1984 riots – insurgency or genocide

This fight against discrimination and for autonomy reached its peak in the 1980s leading to further aggravation of the condition with imposition of governor's rule in Punjab. What the Government claims as a bid to contain administration in a rebellious state is seen as sedition and massacre by the Sikh community which post the 1984 riots led to further crippling of the state of Punjab.

This agonizing build up was documented and appealed against in the Anandpur Sahib resolution where a democratic appeal is said to have been unconstitutionally curtailed with the invasion of Harminder Sahib by the Indian army in 1984. The annihilation that followed will not have many different vantage point analyses by historians and people alike. India, its people or government, was discriminatory to a minority state is a possibility many would draw.

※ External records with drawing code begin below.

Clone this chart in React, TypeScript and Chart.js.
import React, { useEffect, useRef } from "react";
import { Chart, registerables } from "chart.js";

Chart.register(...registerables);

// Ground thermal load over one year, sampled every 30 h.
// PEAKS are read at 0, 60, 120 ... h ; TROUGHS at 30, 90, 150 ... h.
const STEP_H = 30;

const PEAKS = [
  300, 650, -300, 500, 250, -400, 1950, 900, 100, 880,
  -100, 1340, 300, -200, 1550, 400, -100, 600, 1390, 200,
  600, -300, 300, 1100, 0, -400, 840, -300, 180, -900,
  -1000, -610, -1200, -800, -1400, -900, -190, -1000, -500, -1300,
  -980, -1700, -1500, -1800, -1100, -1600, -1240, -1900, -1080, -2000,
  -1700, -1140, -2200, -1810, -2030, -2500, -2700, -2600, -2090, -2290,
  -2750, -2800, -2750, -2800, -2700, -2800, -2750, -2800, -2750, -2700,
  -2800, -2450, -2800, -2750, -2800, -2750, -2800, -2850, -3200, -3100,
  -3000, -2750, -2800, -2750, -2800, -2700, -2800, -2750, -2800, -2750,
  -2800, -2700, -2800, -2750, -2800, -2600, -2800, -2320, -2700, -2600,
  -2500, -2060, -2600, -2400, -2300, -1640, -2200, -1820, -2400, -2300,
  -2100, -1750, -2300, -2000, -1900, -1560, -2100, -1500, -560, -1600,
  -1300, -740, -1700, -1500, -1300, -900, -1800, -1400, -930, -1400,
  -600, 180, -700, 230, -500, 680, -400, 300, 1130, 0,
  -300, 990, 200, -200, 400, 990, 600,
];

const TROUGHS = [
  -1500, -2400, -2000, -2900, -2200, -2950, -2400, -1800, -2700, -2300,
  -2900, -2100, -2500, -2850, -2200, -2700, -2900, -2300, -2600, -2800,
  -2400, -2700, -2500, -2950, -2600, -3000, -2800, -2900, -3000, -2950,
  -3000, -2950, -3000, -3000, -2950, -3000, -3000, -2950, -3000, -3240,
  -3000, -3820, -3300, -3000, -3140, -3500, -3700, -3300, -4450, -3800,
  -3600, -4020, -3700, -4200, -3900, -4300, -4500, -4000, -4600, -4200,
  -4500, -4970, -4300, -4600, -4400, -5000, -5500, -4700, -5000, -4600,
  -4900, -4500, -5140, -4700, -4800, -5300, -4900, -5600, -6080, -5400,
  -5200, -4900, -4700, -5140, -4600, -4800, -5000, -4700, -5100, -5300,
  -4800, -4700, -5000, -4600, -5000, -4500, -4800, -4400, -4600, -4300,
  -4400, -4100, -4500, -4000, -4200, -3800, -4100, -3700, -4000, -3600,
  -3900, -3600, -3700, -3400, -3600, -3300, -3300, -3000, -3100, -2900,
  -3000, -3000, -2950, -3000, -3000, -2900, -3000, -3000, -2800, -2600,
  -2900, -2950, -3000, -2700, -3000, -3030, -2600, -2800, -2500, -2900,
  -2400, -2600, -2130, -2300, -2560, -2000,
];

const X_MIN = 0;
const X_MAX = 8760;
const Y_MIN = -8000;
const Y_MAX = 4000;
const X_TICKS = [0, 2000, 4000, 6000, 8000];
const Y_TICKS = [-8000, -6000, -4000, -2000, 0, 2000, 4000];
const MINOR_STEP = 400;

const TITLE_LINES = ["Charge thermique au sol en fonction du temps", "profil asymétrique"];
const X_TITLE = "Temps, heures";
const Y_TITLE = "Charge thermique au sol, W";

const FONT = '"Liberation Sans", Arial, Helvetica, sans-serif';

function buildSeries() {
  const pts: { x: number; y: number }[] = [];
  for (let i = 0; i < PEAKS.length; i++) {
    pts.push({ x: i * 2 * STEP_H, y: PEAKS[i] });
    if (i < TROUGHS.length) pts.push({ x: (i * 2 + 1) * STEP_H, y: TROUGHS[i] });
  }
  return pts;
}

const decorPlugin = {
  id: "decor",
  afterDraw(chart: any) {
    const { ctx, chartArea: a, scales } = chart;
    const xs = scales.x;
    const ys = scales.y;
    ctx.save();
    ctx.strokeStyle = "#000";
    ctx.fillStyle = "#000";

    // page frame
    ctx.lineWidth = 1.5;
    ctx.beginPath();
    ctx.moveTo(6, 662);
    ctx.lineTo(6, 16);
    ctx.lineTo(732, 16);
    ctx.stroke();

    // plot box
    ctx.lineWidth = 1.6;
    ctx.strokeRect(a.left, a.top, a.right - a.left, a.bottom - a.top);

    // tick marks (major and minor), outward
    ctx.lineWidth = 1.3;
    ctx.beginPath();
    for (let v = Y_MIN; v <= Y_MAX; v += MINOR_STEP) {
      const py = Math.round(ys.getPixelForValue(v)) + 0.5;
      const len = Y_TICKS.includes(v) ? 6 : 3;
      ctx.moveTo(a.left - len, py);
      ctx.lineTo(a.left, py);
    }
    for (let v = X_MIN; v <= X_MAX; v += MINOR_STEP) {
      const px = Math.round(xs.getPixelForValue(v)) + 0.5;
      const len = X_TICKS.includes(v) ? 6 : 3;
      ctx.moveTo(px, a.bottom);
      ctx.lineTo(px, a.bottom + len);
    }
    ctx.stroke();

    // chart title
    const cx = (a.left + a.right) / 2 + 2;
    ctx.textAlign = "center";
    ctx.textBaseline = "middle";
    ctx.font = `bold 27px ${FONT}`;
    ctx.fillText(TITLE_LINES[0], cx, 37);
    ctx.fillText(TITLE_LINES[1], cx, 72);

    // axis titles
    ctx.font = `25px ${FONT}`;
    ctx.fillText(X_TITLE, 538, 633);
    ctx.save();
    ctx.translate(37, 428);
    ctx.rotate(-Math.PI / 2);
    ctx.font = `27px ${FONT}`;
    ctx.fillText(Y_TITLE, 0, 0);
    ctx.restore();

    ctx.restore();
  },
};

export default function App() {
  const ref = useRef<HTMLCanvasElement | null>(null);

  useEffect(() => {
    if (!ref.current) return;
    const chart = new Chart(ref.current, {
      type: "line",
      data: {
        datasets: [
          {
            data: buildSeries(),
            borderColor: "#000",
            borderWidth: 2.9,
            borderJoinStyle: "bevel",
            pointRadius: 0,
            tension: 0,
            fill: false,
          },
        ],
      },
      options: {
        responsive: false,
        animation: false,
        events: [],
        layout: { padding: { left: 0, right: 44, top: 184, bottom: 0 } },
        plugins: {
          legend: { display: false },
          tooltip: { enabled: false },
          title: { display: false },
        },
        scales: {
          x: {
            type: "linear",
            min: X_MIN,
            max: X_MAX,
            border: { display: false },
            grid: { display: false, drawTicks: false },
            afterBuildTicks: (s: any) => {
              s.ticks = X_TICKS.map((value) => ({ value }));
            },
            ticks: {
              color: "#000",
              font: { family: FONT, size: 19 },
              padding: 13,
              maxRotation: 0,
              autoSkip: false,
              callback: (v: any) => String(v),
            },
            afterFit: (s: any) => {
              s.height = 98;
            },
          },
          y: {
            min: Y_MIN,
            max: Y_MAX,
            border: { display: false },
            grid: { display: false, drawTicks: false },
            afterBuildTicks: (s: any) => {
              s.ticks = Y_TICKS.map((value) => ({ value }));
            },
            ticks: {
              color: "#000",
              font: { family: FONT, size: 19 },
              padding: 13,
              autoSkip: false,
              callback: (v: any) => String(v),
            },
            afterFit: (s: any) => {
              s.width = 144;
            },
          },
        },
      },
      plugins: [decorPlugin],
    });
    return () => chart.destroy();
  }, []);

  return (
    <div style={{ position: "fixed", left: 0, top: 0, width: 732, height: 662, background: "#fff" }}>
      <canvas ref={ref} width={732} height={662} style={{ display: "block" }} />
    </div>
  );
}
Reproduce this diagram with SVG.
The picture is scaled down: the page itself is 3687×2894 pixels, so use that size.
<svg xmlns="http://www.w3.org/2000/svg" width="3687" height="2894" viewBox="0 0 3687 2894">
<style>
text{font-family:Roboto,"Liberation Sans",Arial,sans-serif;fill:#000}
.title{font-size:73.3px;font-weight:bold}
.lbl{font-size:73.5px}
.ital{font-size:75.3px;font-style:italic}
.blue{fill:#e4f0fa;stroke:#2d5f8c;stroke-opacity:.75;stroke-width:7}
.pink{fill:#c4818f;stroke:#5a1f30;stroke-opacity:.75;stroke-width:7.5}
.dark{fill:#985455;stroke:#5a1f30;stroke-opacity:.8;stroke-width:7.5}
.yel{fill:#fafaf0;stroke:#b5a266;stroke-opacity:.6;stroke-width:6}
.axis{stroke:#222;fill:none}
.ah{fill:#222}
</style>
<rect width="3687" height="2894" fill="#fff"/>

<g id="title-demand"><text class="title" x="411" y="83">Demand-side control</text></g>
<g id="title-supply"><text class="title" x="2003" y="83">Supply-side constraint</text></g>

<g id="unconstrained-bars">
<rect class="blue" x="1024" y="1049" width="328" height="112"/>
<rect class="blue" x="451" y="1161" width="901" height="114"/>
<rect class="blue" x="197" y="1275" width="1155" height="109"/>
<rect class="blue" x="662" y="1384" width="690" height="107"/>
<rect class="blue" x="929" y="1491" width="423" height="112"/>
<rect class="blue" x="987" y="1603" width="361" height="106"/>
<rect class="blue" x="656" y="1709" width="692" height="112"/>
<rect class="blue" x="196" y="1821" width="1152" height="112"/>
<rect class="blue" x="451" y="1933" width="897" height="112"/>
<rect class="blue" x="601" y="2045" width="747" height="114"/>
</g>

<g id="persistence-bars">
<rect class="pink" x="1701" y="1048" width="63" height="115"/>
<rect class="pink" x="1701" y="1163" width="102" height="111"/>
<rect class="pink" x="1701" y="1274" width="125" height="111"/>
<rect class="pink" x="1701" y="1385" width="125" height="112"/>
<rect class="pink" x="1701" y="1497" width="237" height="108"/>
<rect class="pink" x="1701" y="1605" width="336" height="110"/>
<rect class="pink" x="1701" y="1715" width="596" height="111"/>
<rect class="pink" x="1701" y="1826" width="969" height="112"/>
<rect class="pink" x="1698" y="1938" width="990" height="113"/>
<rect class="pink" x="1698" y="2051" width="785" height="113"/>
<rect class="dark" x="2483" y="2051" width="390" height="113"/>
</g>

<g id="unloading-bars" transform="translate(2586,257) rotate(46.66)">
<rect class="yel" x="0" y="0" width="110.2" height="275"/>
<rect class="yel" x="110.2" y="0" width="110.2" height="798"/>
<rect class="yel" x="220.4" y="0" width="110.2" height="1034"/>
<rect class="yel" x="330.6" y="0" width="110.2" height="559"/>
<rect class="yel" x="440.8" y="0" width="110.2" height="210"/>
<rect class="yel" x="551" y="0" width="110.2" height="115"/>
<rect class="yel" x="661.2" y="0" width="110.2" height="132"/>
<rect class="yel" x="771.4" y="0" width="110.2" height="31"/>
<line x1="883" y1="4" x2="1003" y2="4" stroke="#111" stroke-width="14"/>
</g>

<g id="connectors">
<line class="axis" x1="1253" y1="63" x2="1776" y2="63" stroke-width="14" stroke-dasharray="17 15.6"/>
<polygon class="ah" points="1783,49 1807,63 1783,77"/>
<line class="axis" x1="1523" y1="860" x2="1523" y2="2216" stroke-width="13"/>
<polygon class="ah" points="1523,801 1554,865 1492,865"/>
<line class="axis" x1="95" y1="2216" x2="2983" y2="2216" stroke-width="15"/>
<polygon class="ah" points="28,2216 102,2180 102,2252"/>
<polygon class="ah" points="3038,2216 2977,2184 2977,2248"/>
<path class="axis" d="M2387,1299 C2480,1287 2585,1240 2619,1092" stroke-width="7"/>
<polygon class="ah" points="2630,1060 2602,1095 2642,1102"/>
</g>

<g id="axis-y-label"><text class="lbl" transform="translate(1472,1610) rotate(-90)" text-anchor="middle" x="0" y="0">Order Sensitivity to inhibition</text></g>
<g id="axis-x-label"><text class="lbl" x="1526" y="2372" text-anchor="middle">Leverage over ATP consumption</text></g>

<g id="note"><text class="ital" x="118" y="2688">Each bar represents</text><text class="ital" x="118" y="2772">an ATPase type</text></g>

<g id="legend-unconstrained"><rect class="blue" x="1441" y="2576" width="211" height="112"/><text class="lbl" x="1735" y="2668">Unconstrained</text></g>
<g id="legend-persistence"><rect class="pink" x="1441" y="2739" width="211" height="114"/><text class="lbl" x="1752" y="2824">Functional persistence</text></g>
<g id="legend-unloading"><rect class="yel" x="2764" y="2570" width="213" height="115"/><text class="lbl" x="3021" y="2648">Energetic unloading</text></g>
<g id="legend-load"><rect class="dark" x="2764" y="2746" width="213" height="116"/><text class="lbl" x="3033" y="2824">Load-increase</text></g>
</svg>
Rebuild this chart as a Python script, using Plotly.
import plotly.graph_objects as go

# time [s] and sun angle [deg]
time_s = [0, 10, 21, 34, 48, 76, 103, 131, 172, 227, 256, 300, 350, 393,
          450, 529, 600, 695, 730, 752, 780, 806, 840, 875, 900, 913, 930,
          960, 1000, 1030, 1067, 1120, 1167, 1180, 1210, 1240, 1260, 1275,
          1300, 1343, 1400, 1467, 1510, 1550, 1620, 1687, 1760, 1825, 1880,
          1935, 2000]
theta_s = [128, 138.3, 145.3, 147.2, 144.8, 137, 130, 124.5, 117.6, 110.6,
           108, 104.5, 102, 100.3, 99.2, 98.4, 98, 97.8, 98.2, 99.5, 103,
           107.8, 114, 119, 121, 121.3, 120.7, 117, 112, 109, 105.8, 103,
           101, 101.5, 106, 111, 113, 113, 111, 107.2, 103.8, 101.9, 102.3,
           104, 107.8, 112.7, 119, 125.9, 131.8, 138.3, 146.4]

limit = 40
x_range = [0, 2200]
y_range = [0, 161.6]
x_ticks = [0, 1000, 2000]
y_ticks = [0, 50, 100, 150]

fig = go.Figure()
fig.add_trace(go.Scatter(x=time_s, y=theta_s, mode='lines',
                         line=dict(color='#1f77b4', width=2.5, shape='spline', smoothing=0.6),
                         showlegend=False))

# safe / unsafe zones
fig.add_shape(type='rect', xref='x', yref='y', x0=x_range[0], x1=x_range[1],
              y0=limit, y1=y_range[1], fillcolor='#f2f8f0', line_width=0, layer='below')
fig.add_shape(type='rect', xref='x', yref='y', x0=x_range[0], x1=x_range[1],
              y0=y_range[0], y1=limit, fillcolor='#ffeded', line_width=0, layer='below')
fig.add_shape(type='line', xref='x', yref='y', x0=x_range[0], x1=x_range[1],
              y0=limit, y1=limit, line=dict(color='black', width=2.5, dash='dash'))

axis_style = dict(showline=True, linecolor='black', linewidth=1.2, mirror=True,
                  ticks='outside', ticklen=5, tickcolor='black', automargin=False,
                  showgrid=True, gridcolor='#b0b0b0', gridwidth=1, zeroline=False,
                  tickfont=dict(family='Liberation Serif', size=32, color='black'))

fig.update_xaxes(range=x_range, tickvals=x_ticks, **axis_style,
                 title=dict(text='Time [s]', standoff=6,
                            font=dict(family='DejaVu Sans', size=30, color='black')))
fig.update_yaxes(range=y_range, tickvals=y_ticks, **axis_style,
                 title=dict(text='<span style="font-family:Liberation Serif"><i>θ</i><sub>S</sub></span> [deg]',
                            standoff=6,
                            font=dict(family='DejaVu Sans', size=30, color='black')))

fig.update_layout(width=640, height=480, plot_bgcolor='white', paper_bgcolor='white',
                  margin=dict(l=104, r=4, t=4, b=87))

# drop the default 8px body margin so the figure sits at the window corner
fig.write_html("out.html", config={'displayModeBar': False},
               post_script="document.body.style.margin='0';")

Sources quote that "in 2011, Human Rights Watch reported that the Government of India had "yet to prosecute those responsible for the mass killings". According to the 2011 WikiLeaks cable leaks, the United States was convinced of Indian National Congress complicity in the riots and called it "opportunism" and "hatred" by the Congress government of Sikhs. The Ahuja committee report and Nanavati commission presented an estimated 2700 deaths of Sikhs in Delhi and at 10,000 collectively in Punjab and areas around Delhi. A large majority of those that survived fled the city, the government itself estimates that number at 20,000. Not for nothing is Canada, UK and US are the only choice for the Sikh community; not for want of greener pastures but as countries granting refuge.

Thirty years comatose

These refugees outside India claim to be the only voice of the Sikhs of Punjab that still bleed for those that are striving against the unjust conditions even today under the government of India. After 30 years of establishing their belonging and fighting the unsettling gloom of a nightmare lived and relived, in 2005 the Sikh community in various parts of the world exercised their right to speech and their will to find their roots again. Sikhs for Justice (SFJ) was formed in 2007.

While the chief minister of Punjab, Captain Amarinder Singh refuted any allegiance to the referendum 2020, SFJ insists that the demonstrators at this rally were the people who migrated from India speaking for the ones left behind as they are 'the most fearful people and for them the most fearful place is India, is Punjab'. One important question would be why people are being charged with sedition when they talk of referendum 2020? The Indian government alleged that the people who built the Facebook page of Pro-Khalistan movement in India were the agents of ISI.

How pitted is the road ahead?

Though referendum seems to be a legitimate demand of a representative democracy, we questioned Jatinder Singh on the course of action given their seemingly ambiguous success so far. 'The next major event is the conference in Kartarpur on the occasion of 550th anniversary of the first Sikh Guru, Guru Nanak Dev Ji. The body will continue to educate people on their legal rights and self-determination around the world in the interim period. There is an expected voting in November 2020, and the voters will be the indigenous people of Punjab to build a new Punjab, these could be people of any religious belief and any geographical location, voting for an autonomous country in the existing territorial boundaries of Punjab in India'.

Cross – border handshakes

It was also stated by the Intelligence Bureau that the Referendum 2020 is a movement launched by those demanding Khalistan. Khalistan supporters allege that Sikhs in Punjab do not have the freedom of expression and the state is making every effort at curbing it and hence the movement is being run from across the border and overseas. How then shall India view the Kartarpur corridor while most of our attempts have not borne any favourable results for ages? Does this corridor then not provide Pakistan a platform to influence and antagonize its people and strain our relations further? Militancy in Punjab is something India dealt with a few decades back and cannot afford to again. While the issues of drug usage and decline of traditional occupation, farming, are very disputatious issues but isn't India capable of handling these issues and is Khalistan the only resort?